Indexation requires two conditions if it is to work in a long-term contract. Firstly, the reference being used in the LTC should apply to a more liquid commodity that is established enough to accurately and speedily reflect changes to supply and demand across its price. Secondly, the market information used for indexation should be linked in some sense so that movements to the indexed commodity would justify a change in price under the LTC. In the case of natural gas, not only was oil a more established commodity with price transparency but at the time of initial LTCs, oil and gas were considered competing fuels. Therefore, movements in the oil price, which would reflect supply and demand fluctuations in energy markets, could also be considered to change the value of gas.

The success of such indexation meant that initial gas projects were financed, the European market grew, and liquidity increased to a level where gas pricing could be used for future LTCs. This was explicitly the case in northern Europe following the development of spot trading for natural gas towards the end of the 20th century and the progression of liberalised gas hubs in the early 2000s. Oil indexation is still used in southern Europe, where long-term contracts remain for gas deliveries from North Africa to Spain and Italy. However, the development of gas markets means that formulae can be balanced between oil and gas prices.

What does this mean for hydrogen pricing?

If this model is to be deployed for hydrogen pricing, then it needs an established commodity to link to, in effect, its oil. Unfortunately, this is a rather tricky question. Hydrogen has often been regarded as a silver bullet, a key to unlocking a decarbonised world. The reasoning behind that is hydrogen can be used across most sectors, meaning what could be considered a related commodity may differ depending on the buyer and use case.

Before reviewing potential leaders for hydrogen indexation, it is essential to consider support mechanisms. Hydrogen is primarily made, not found; it is a derivative of feedstocks and chemical processes. Some endeavours aim to change this dynamic, but the predominant means of acquiring hydrogen is, in simple terms, by extracting it from established chemical compounds. The clearest example is the separation of water, splitting the chemical bond between oxygen and hydrogen, H2O, into just H2 and O. However, hydrogen is also made from hydrocarbons, with the leading means of producing hydrogen being the reformation of natural gas (CH4), resulting in CO2 and H2.

The point to be made here is that, given the two most-referenced means of considering hydrogen production, water electrolysis or natural gas reforming, hydrogen will always cost more than its feedstock and, therefore, likely more than the fuels or feedstocks market participants currently use. In the case of market participants who already use hydrogen, it is almost certain that such hydrogen will be made as cheaply as possible, implying it is natural gas-based hydrogen without CCS – the emissions worsen climate change.
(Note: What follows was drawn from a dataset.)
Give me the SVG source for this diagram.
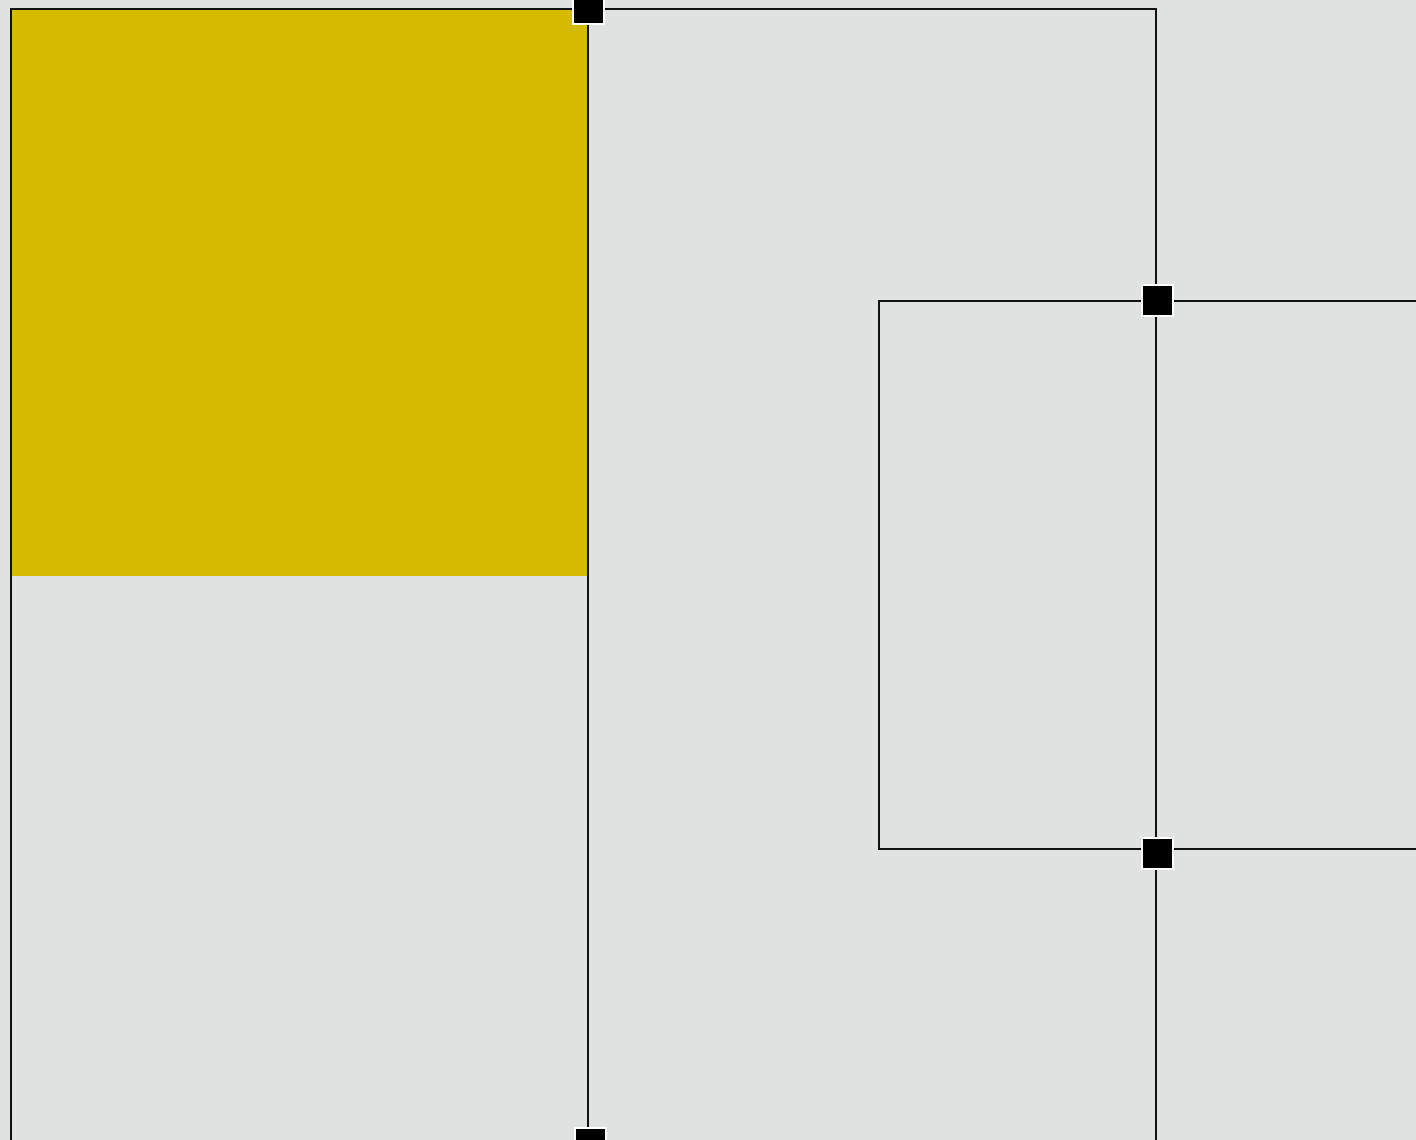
<svg xmlns="http://www.w3.org/2000/svg" width="1416" height="1140" viewBox="0 0 1416 1140">
<style>
.ln{fill:none;stroke:#111;stroke-width:2}
.sq{fill:#000;stroke:#fff;stroke-width:2}
</style>
<rect x="0" y="0" width="1416" height="1140" fill="#e0e2e1"/>
<rect x="12" y="10" width="576" height="566" fill="#d4bb00"/>
<g id="lines">
<path class="ln" d="M11,1140 V9 H1156 V1140"/>
<path class="ln" d="M588,9 V1130"/>
<path class="ln" d="M1416,301 H879 V849 H1416"/>
</g>
<g id="joints">
<rect class="sq" x="573" y="-7" width="31" height="31"/>
<rect class="sq" x="1142" y="285" width="31" height="31"/>
<rect class="sq" x="1142" y="838" width="31" height="31"/>
<rect class="sq" x="575" y="1128" width="31" height="31"/>
</g>
</svg>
The role of support mechanisms

Because of this, support mechanisms proposed by governments are vital to the adoption of low-carbon, clean, or renewable hydrogen, as they specifically aim to bridge the cost gap between high-emissions products and environmentally friendly hydrogen. As such, project developers and buyers of hydrogen face already see contractual structures being suggested because of support mechanisms themselves. For example, a contract for difference (CfD) type structure would likely imply that the subsidy is linked to an alternative commodity, such as natural gas or carbon, which would already set clear terms on the potential for indexation. CfDs have so far been suggested by the UK and German governments.

The European Commission's support mechanism, the European Hydrogen Bank (EHB), uses a fixed subsidy mechanism whereby a hydrogen producer is paid a set amount per kilo of hydrogen produced without linkage to another commodity. The Danish government also takes this stance. Between the two approaches, CfD and fixed subsidy, there remains greater flexibility for indexation for participants opting for the latter.

Parallel to these support mechanisms is the H2Global initiative, which operates via a double-auction programme. H2Global will purchase hydrogen or hydrogen derivatives from sellers, buying from the lowest-priced offer, and then distribute the hydrogen it purchases to the highest-paying bidders.

Searching for a liquid commodity to index hydrogen

All the above is crucial for considering hydrogen during the initial phase of the market. However, discussing indexation as a thought experiment also implies the absence of support mechanism structures and a return to the considerations of gas-market participants in the 1960s and 1970s: a related but more liquid commodity.

From speaking to multiple market participants on the prospect of indexation, there remain some apparent front-runner commodities for indexation, each with benefits and weaknesses. Natural gas was the primary commodity discussed for indexation across different producers (renewable and low-carbon hydrogen).

When considering the conditions mentioned, namely a related commodity with greater liquidity, natural gas regularly ticks both boxes for hydrogen market participants. However, it is essential to consider which market participants this would best apply to.

For most current hydrogen market participants, namely those buying high-emissions hydrogen, natural gas stands to reason as a solid base for indexation. This is because high-emissions hydrogen is predominantly made using natural gas, and when speaking to producers of such hydrogen, natural gas prices were a key influence in determining value. From a buyer's perspective, at least, maintaining a link to the natural gas market would carry a wealth of familiarity. Operations managers purchasing hydrogen from natural gas today would already be familiar with gas markets, their drivers, and critical considerations for the evolution of such markets from a price perspective, leaving less uncertainty on the table.

When considering natural gas for new market participants, namely participants seeking to switch feedstock from alternative fuel to hydrogen, the basis for natural gas as a point of indexation is slightly different and depends on the use case. Transport market participants may well take issue with the use of natural gas as a point of indexation following decades of price referencing to oil.

Notably, participants expressed a need for some indexation across multiple production types. In the absence of indexation, participants suggested that initial contracts would need to be set up with the opportunity to re-negotiate after five years. This is because the market is in such a significant growth phase that technology developments, such as higher efficiency or more accessible transportation, could reduce the overall cost, leaving the buyers at a disadvantage.

There is no doubt an urgent need for indexation across various production types or, in the absence of indexation, allowing for contract renegotiation after a certain period. This flexibility is crucial due to the dynamic growth phase of the hydrogen market, where technological advancements may impact costs, putting buyers at a potential disadvantage.